One day I'm going to have a library just like yours :)
Although, I do send out books to friends or to the UBS that I didn't enjoy and know someone else will. I also keep a look out for those I know others want. I use to keep them all and finally started giving them away.
I won't share my keepers.
Yes, I know Eve and Roarke will make up. But they argue every book. Some more than others. It's part of their relationship. But I was looking for "more" from the book than something that's a regular occurance. Should know better than to read blurbs :)
S.
P.S. Enjoy your company.
S.
Hi Kristie: What nice things you say about us. Can hardly wait till Sat.
Janice :-)
This is so nice, I often wonder if men feel this type of closeness with their friends, for some reason I don't think so. We're lucky that way.
Tara: I don't know - interesting question. I don't think they "talk" about stuff - other than sports or cars or other manly type things - but I do think they feel the same kind of connection - it's just more unexpressed by talk and more expressed by actions. I can't see a guy writing about what a great group of supportive friends he has. Not that some might not - but not often. - Woa - that's all convaluted isn't it?
Janice: it's because you are all so easy to say nice things about. Plus at least you and I share a case of the "isn't he yummy?!" for Johnny (Tim Daly) in The Outsider ;-)
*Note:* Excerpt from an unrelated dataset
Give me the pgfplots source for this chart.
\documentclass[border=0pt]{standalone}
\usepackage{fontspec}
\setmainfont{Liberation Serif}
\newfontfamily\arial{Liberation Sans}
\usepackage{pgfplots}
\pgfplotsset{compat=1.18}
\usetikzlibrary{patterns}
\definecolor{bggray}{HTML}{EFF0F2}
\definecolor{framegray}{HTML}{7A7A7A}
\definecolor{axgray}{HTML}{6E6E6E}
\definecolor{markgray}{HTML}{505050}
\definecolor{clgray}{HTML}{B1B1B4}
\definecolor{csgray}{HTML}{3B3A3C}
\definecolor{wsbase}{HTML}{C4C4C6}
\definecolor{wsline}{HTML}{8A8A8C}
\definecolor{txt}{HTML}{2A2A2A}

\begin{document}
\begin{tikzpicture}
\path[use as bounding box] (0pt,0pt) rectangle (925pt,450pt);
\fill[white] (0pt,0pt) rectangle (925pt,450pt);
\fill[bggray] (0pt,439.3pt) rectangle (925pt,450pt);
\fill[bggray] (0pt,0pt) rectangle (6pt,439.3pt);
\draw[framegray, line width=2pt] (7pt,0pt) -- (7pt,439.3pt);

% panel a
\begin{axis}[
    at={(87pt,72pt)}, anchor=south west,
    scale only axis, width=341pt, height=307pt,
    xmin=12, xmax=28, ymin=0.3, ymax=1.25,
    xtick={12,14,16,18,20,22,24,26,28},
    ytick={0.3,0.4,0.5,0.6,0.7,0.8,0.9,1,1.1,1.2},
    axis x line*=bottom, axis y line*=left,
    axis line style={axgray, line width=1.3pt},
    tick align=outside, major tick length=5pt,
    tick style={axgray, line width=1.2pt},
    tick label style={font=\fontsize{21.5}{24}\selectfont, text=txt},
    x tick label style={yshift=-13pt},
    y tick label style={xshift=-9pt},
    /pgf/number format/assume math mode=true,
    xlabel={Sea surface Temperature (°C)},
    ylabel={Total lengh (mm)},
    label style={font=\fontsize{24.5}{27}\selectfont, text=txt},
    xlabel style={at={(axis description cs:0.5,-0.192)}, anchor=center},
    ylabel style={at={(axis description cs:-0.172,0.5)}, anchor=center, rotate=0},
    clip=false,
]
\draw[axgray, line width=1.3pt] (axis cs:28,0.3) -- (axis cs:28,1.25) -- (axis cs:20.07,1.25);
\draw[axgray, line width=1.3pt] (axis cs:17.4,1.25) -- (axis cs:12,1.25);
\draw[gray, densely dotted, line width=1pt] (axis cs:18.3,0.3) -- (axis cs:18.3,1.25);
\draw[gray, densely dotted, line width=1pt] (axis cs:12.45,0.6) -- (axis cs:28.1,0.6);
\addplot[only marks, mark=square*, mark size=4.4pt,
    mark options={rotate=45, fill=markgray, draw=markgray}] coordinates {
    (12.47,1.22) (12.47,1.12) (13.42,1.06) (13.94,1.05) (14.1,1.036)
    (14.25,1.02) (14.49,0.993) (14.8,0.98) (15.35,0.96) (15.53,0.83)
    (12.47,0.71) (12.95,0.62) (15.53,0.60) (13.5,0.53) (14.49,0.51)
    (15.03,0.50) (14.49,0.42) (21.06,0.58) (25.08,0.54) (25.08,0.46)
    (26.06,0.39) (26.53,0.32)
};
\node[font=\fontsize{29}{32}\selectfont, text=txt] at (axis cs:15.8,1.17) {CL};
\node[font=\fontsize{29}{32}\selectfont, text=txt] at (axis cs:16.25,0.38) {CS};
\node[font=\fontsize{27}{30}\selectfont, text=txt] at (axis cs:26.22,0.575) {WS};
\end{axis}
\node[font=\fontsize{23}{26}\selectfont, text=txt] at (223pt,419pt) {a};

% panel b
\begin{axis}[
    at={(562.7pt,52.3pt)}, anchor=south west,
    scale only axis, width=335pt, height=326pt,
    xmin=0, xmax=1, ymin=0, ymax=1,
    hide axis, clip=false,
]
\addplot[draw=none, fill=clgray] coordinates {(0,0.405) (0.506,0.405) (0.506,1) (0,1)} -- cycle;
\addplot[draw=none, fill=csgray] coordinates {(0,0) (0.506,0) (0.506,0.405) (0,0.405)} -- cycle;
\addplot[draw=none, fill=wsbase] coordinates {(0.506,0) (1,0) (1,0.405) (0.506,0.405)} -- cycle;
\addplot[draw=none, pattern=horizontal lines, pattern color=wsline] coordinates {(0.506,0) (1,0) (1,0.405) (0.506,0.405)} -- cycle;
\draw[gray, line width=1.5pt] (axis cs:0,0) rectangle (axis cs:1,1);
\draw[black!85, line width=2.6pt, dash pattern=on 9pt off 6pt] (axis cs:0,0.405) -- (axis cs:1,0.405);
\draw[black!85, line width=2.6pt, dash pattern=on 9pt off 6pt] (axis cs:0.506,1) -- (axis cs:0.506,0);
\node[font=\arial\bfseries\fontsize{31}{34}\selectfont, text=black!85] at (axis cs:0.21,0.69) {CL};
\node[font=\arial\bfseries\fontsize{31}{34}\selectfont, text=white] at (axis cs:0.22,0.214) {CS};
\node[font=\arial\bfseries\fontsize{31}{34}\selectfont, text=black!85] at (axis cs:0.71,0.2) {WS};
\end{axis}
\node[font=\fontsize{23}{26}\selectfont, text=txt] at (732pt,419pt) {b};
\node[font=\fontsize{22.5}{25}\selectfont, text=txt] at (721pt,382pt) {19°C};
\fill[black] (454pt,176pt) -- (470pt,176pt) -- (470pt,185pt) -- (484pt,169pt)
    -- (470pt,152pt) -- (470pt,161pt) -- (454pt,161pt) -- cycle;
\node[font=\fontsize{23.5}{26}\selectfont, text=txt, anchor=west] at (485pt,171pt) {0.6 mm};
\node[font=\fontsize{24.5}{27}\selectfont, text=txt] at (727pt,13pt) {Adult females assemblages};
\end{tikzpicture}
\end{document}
Farmwifetwo: weeellll - if you're ever in the city..... give me a call and I can show it to you in person *g*. And only those I trust VERY MUCH will I lend my books too. I've been burned in the past by not getting keepers back
Bookwormom: I think we all mean the same to each other - but I'm the only one with a blog to write about it so the whole world can read *g*. It's a special group.
Kristie unless there's a Dr's appt or other appt I don't to the 'city' very often. But will mention it if I do.
Thx for the offer.
S.
MM feels that way about some of his friends. Naturally he'd kill me if he found out I was telling you this (let's hope he remains in the dark about bloghopping, shall we?), but he and his little buddies (*snicker*) talk about all kinds of girly stuff. I think it's really sweet, if a bit odd.
Anyway, I'm so glad you have such a great group of friends. I have a similar support group with the girls from SF and I can't imagine how it would be without them.